L'acte d'accusation, long de 45 pages, serait par ailleurs solide, estime Mathilde Philip-Gay. "Il cite quand même plusieurs conversations téléphoniques interceptées, des conversations privées, notamment entre Donald Trump et Mike Pence, dans lesquelles Trump reproche à son vice-président d'être trop honnête, de ne pas vouloir refuser l'élection (refuser de certifier l'élection de Joe Biden, ndlr)", conclut-elle.
Propos recueillis par Céline Tzaud
Adaptation web: Tristan Hertig
Une affaire qui fait la Une de la presse américaine
Sans surprise, l'inculpation de l'ancien président Donald Trump fait la Une de la presse américaine mercredi.
Pour le Washington Post, le procureur spécial Jack Smith défend l'Etat de droit en lançant cette procédure. Le New York Times parle quant à lui d'une affaire "nécessaire" car il est temps pour "l'architecte de notre chaos national" de faire face à la justice.
La presse américaine n'est cependant pas unanime.

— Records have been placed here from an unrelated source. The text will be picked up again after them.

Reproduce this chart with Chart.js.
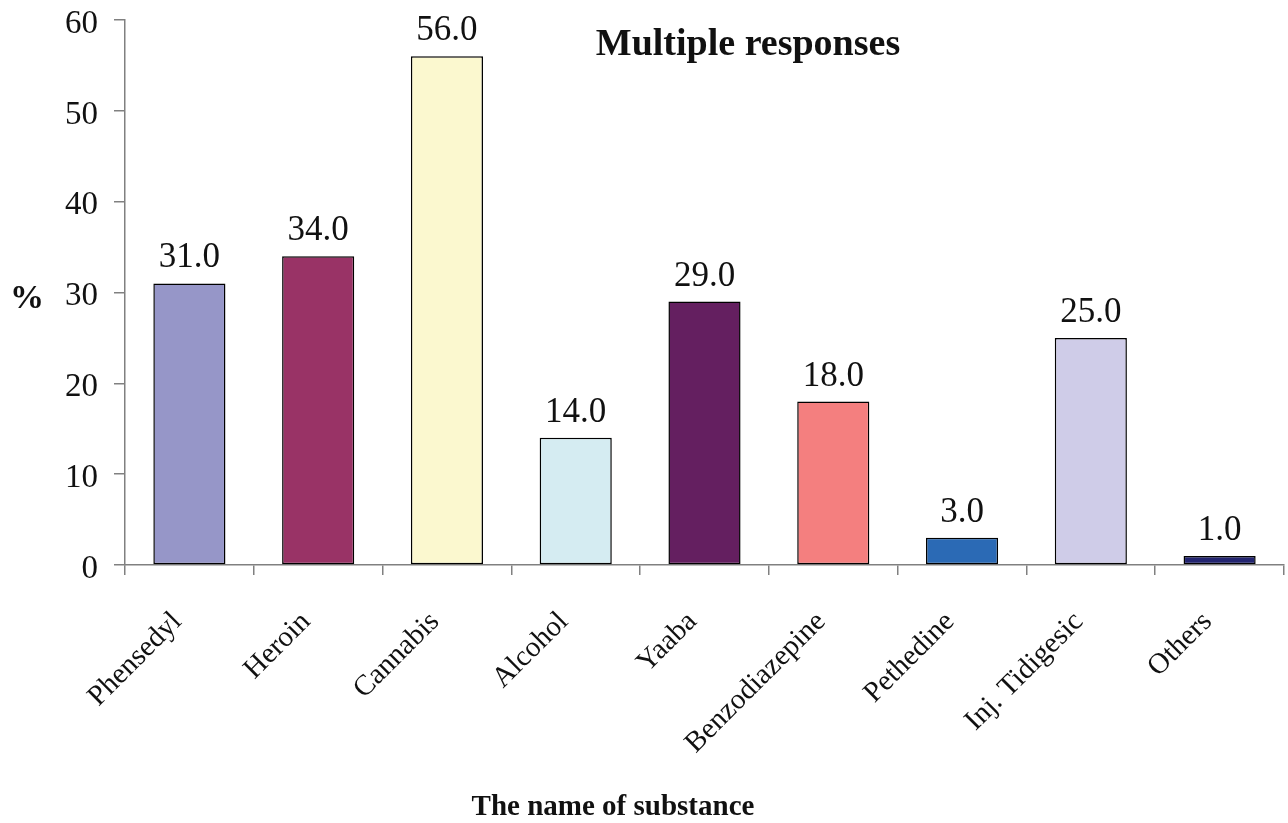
<!DOCTYPE html>
<html><head><meta charset="utf-8">
<script src="https://cdn.jsdelivr.net/npm/chart.js@4"></script>
<style>html,body{margin:0;padding:0;background:#fff}canvas{display:block}</style>
</head><body>
<canvas id="c" width="1288" height="823"></canvas>
<script>
const categories = ["Phensedyl","Heroin","Cannabis","Alcohol","Yaaba","Benzodiazepine","Pethedine","Inj. Tidigesic","Others"];
const values = [31.0, 34.0, 56.0, 14.0, 29.0, 18.0, 3.0, 25.0, 1.0];
const barColors = ["#9696c8","#993366","#fbf8cf","#d5ecf2","#641f60","#f47f7f","#2b6ab5","#cfcce8","#222470"];
const yTicks = [0,10,20,30,40,50,60];
const chartTitle = "Multiple responses";
const xTitle = "The name of substance";
const yTitle = "%";

const serif = "'Liberation Serif','Times New Roman',serif";

const overlay = {
  id: 'overlay',
  afterDatasetsDraw(chart) {
    const ctx = chart.ctx;
    const meta = chart.getDatasetMeta(0);
    ctx.save();
    ctx.fillStyle = '#111';
    ctx.font = "35px " + serif;
    ctx.textAlign = 'center';
    ctx.textBaseline = 'alphabetic';
    meta.data.forEach((bar, i) => {
      ctx.fillText(values[i].toFixed(1), bar.x, bar.y - 16);
    });
    ctx.font = "bold 38px " + serif;
    ctx.textBaseline = 'middle';
    ctx.fillText(chartTitle, 748, 45);
    ctx.font = "bold 29px " + serif;
    ctx.fillText(xTitle, 613, 808);
    ctx.font = "bold 34px " + serif;
    ctx.fillText(yTitle, 27, 299);
    ctx.restore();
  }
};

new Chart(document.getElementById('c'), {
  type: 'bar',
  data: {
    labels: categories,
    datasets: [{
      data: values,
      backgroundColor: barColors,
      borderColor: '#000',
      borderWidth: 1.5,
      borderSkipped: false,
      categoryPercentage: 1.0,
      barPercentage: 0.56
    }]
  },
  options: {
    responsive: false,
    animation: false,
    events: [],
    layout: { padding: { top: 20, right: 4, left: 0, bottom: 0 } },
    plugins: { legend: { display: false }, tooltip: { enabled: false }, title: { display: false } },
    scales: {
      x: {
        offset: true,
        grid: { display: true, offset: true, drawOnChartArea: false, drawTicks: true, tickLength: 10, color: '#808080', lineWidth: 1.5 },
        border: { display: true, color: '#808080', width: 1.5 },
        ticks: { color: '#111', font: { family: serif, size: 29 }, maxRotation: 45, minRotation: 45, padding: 30, labelOffset: -12, autoSkip: false },
        afterFit(s) { s.height = 258; s.paddingLeft = 0; s.paddingRight = 0; }
      },
      y: {
        min: 0, max: 60,
        afterBuildTicks(s) { s.ticks = yTicks.map(v => ({ value: v })); },
        grid: { display: true, drawOnChartArea: false, drawTicks: true, tickLength: 11, color: '#808080', lineWidth: 1.5 },
        border: { display: true, color: '#808080', width: 1.5 },
        ticks: { color: '#111', font: { family: serif, size: 33 }, padding: 16, labelOffset: 4 },
        afterFit(s) { s.width = 125; s.paddingTop = 0; s.paddingBottom = 0; }
      }
    }
  },
  plugins: [overlay]
});
</script>
</body></html>
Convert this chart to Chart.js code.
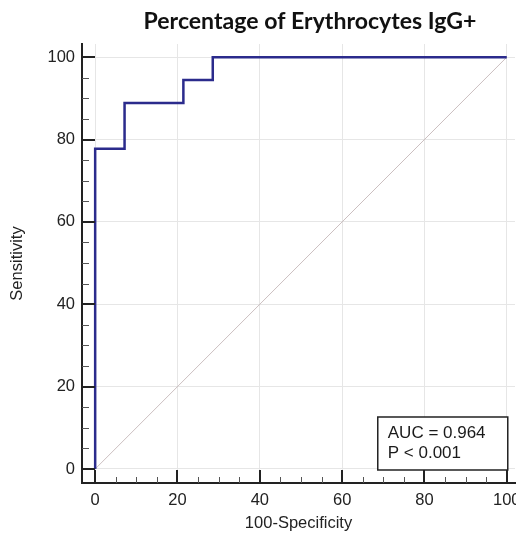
<!DOCTYPE html>
<html>
<head>
<meta charset="utf-8">
<script src="https://cdn.jsdelivr.net/npm/chart.js@4"></script>
<style>
  html, body { margin: 0; padding: 0; background: #ffffff; }
  #wrap { width: 516px; height: 533px; position: relative; }
</style>
</head>
<body>
<div id="wrap"><canvas id="c" width="516" height="533"></canvas></div>
<script>
// ---- data ----
const chartTitle = 'Percentage of Erythrocytes IgG+';
const xTitle = '100-Specificity';
const yTitle = 'Sensitivity';
// ROC curve corner points (100-Specificity, Sensitivity)
const rocFpr = [0, 0, 7.14, 7.14, 21.43, 21.43, 28.57, 28.57, 100];
const rocTpr = [0, 77.78, 77.78, 88.89, 88.89, 94.44, 94.44, 100, 100];
// reference diagonal
const diagX = [0, 100];
const diagY = [0, 100];
// ticks
const majorTicks = [0, 20, 40, 60, 80, 100];
const minorTicks = [5, 10, 15, 25, 30, 35, 45, 50, 55, 65, 70, 75, 85, 90, 95];
const statLines = ['AUC = 0.964', 'P < 0.001'];

const tickFont = { family: 'Liberation Sans, Arial, sans-serif', size: 16.5 };

const rocPoints = rocFpr.map((x, i) => ({ x: x, y: rocTpr[i] }));
const diagPoints = diagX.map((x, i) => ({ x: x, y: diagY[i] }));

const decorPlugin = {
  id: 'decor',
  afterDraw(chart) {
    const ctx = chart.ctx;
    const xs = chart.scales.x, ys = chart.scales.y;
    const ca = chart.chartArea;
    ctx.save();
    // inward tick marks
    ctx.strokeStyle = '#222222';
    ctx.lineCap = 'butt';
    const axX = ca.left, axY = ca.bottom;
    majorTicks.forEach(v => {
      ctx.lineWidth = 2;
      const py = Math.round(ys.getPixelForValue(v));
      ctx.beginPath(); ctx.moveTo(axX, py); ctx.lineTo(axX + 13, py); ctx.stroke();
      const px = Math.round(xs.getPixelForValue(v));
      ctx.beginPath(); ctx.moveTo(px, axY); ctx.lineTo(px, axY - 13); ctx.stroke();
    });
    ctx.strokeStyle = '#555555';
    minorTicks.forEach(v => {
      ctx.lineWidth = 1;
      const py = Math.round(ys.getPixelForValue(v)) + 0.5;
      ctx.beginPath(); ctx.moveTo(axX, py); ctx.lineTo(axX + 7, py); ctx.stroke();
      const px = Math.round(xs.getPixelForValue(v)) + 0.5;
      ctx.beginPath(); ctx.moveTo(px, axY); ctx.lineTo(px, axY - 6); ctx.stroke();
    });
    // stats box anchored at (100, 0)
    const bx2 = xs.getPixelForValue(100) + 1;
    const by2 = ys.getPixelForValue(0) + 1;
    const bw = 130, bh = 53;
    const bx = bx2 - bw, by = by2 - bh;
    ctx.fillStyle = '#ffffff';
    ctx.fillRect(bx, by, bw, bh);
    ctx.lineWidth = 1.5;
    ctx.strokeStyle = '#222222';
    ctx.strokeRect(bx, by, bw, bh);
    ctx.fillStyle = '#1a1a1a';
    ctx.font = '17px "Liberation Sans", Arial, sans-serif';
    ctx.textBaseline = 'middle';
    ctx.textAlign = 'left';
    ctx.fillText(statLines[0], bx + 10, by + 16.5);
    ctx.fillText(statLines[1], bx + 10, by + 36.5);
    // title (sized to the reference width of ~333px)
    ctx.font = 'bold 20px Lato, "Liberation Sans", sans-serif';
    const w20 = ctx.measureText(chartTitle).width;
    const fs = Math.max(16, Math.min(26, 20 * 333 / w20));
    ctx.font = 'bold ' + fs.toFixed(2) + 'px Lato, "Liberation Sans", sans-serif';
    ctx.textAlign = 'center';
    ctx.textBaseline = 'alphabetic';
    ctx.fillStyle = '#111111';
    ctx.fillText(chartTitle, 310, 29);
    ctx.restore();
  }
};

new Chart(document.getElementById('c'), {
  type: 'line',
  data: {
    datasets: [
      {
        label: 'ROC',
        data: rocPoints,
        borderColor: '#2b2b8c',
        borderWidth: 2.5,
        pointRadius: 0,
        tension: 0,
        fill: false,
        borderJoinStyle: 'miter',
        borderCapStyle: 'butt',
        order: 1
      },
      {
        label: 'Reference',
        data: diagPoints,
        borderColor: '#cbbfc0',
        borderWidth: 1,
        pointRadius: 0,
        tension: 0,
        fill: false,
        order: 2
      }
    ]
  },
  options: {
    responsive: false,
    animation: false,
    devicePixelRatio: 1,
    layout: { padding: { top: 44, right: 1, left: 0, bottom: 0 } },
    plugins: {
      legend: { display: false },
      title: { display: false },
      tooltip: { enabled: false }
    },
    scales: {
      x: {
        type: 'linear',
        min: -3.2,
        max: 102,
        afterBuildTicks: (s) => { s.ticks = majorTicks.map(v => ({ value: v })); },
        afterFit: (s) => { s.height = 50; s.paddingLeft = 0; s.paddingRight = 0; },
        grid: { color: '#e6e6e6', lineWidth: 1, drawTicks: false },
        border: { display: true, color: '#222222', width: 2 },
        ticks: { font: tickFont, color: '#222222', padding: 8, maxRotation: 0 },
        title: { display: true, text: xTitle, font: tickFont, color: '#222222', padding: { top: 0, bottom: 0 } }
      },
      y: {
        type: 'linear',
        min: -3.4,
        max: 103.2,
        afterBuildTicks: (s) => { s.ticks = majorTicks.map(v => ({ value: v })); },
        afterFit: (s) => { s.width = 82; s.paddingTop = 0; s.paddingBottom = 0; },
        grid: { color: '#e6e6e6', lineWidth: 1, drawTicks: false },
        border: { display: true, color: '#222222', width: 2 },
        ticks: { font: tickFont, color: '#222222', padding: 7 },
        title: { display: true, text: yTitle, font: tickFont, color: '#222222', padding: { top: 8, bottom: 0 } }
      }
    }
  },
  plugins: [decorPlugin]
});
</script>
</body>
</html>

Le Wall Street Journal reconnaît que le comportement de Donald Trump a été "destructeur" en 2020 mais s'interroge ouvertement: Etait-ce vraiment criminel? Même son de cloche enfin du côté du New York Post, qui explique que "tout ce qui est mauvais en politique n'est pas forcément illégal", ajoutant qu'il est loin d'être évident qu'une quelconque loi ait été enfreinte.